◆ PROBLEM STATEMENT
Without the pictures, extract every line from the start of the material to the line containing "8, 5, 0, 0, 1];", both ends included.

◆ DATA BLOCK
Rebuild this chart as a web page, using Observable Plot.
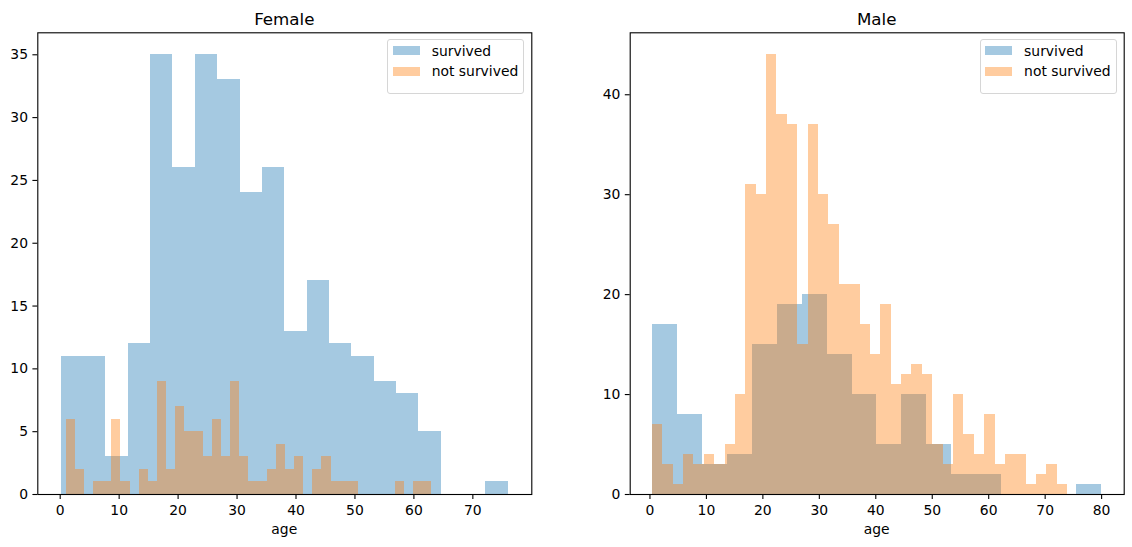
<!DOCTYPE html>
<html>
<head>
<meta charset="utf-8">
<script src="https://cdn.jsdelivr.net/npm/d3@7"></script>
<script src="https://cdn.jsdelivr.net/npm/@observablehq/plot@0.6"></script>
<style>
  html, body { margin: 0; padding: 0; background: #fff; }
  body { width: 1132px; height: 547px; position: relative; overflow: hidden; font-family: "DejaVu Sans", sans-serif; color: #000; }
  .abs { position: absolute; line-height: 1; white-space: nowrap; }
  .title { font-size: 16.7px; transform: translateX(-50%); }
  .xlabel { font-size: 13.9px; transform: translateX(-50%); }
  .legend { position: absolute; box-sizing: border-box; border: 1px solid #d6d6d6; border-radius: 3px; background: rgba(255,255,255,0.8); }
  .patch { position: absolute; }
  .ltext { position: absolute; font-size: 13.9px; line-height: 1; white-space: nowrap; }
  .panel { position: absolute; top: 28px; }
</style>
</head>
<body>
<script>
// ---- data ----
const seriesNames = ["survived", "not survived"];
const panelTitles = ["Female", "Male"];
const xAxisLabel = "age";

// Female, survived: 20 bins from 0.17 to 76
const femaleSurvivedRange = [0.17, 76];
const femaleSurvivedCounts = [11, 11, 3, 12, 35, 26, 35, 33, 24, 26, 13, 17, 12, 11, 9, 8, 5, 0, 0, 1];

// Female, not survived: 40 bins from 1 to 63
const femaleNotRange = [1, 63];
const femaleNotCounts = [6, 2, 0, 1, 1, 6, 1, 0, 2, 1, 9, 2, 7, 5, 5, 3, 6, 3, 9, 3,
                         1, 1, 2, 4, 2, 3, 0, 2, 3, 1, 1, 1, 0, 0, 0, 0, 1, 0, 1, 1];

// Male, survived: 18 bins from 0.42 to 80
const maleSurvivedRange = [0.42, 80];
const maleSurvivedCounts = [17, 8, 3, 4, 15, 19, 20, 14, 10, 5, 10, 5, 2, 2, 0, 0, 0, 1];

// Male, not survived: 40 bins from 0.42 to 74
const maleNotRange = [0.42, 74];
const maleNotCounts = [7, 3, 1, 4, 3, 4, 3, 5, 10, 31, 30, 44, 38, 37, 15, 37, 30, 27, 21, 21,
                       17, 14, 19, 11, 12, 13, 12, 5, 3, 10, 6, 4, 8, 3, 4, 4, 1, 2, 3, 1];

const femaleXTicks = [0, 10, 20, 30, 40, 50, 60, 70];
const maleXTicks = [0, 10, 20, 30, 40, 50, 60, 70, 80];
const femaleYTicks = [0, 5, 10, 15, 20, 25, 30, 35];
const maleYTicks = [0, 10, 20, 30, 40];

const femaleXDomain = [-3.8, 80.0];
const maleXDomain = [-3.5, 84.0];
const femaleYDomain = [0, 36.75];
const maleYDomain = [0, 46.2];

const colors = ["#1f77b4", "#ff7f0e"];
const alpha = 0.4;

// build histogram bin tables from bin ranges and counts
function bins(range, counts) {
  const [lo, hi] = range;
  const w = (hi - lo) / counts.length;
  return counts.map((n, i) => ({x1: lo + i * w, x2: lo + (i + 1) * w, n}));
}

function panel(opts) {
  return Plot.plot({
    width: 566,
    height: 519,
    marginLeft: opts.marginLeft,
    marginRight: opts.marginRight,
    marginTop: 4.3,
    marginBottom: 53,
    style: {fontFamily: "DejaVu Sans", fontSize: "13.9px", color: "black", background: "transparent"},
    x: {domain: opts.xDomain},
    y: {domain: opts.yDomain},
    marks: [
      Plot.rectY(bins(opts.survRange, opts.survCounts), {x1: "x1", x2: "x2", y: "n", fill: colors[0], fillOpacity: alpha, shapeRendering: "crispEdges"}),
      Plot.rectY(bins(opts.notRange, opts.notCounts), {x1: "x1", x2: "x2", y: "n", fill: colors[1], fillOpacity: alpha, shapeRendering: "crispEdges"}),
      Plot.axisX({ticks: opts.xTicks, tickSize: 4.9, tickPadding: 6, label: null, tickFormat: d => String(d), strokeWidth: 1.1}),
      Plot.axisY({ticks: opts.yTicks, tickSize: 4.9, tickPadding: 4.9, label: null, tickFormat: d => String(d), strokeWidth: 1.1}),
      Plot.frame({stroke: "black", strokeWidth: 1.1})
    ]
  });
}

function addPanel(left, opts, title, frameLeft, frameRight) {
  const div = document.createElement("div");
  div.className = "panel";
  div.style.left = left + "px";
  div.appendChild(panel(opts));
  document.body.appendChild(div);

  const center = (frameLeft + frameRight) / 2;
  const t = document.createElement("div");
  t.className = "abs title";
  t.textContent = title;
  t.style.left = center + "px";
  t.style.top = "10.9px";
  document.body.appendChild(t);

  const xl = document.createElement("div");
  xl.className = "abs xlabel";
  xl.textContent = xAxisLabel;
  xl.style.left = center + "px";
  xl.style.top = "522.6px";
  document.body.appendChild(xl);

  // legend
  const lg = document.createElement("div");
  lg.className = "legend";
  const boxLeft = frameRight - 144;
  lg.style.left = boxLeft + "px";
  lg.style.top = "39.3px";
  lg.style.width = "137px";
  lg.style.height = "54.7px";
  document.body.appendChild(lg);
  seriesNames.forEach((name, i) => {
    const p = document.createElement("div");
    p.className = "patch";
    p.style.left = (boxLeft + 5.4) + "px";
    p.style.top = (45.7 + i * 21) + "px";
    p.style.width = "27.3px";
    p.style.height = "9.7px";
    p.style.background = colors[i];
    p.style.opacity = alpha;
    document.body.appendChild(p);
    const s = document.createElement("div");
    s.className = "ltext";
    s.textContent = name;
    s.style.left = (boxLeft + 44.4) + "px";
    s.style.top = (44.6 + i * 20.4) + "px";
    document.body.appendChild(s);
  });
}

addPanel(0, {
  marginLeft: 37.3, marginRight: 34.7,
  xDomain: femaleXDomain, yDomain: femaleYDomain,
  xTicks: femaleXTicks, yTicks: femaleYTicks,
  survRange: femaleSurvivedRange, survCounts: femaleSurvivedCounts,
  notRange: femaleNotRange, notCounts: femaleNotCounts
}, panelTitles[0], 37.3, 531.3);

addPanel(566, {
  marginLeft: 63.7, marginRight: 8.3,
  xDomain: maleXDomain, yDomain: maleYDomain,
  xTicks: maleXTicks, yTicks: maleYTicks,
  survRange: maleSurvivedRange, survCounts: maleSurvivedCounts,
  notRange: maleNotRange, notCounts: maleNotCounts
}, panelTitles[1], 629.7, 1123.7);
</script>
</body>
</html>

◆ WRITTEN ANSWER
Rebuild this chart as a web page, using Observable Plot.
<!DOCTYPE html>
<html>
<head>
<meta charset="utf-8">
<script src="https://cdn.jsdelivr.net/npm/d3@7"></script>
<script src="https://cdn.jsdelivr.net/npm/@observablehq/plot@0.6"></script>
<style>
  html, body { margin: 0; padding: 0; background: #fff; }
  body { width: 1132px; height: 547px; position: relative; overflow: hidden; font-family: "DejaVu Sans", sans-serif; color: #000; }
  .abs { position: absolute; line-height: 1; white-space: nowrap; }
  .title { font-size: 16.7px; transform: translateX(-50%); }
  .xlabel { font-size: 13.9px; transform: translateX(-50%); }
  .legend { position: absolute; box-sizing: border-box; border: 1px solid #d6d6d6; border-radius: 3px; background: rgba(255,255,255,0.8); }
  .patch { position: absolute; }
  .ltext { position: absolute; font-size: 13.9px; line-height: 1; white-space: nowrap; }
  .panel { position: absolute; top: 28px; }
</style>
</head>
<body>
<script>
// ---- data ----
const seriesNames = ["survived", "not survived"];
const panelTitles = ["Female", "Male"];
const xAxisLabel = "age";

// Female, survived: 20 bins from 0.17 to 76
const femaleSurvivedRange = [0.17, 76];
const femaleSurvivedCounts = [11, 11, 3, 12, 35, 26, 35, 33, 24, 26, 13, 17, 12, 11, 9, 8, 5, 0, 0, 1];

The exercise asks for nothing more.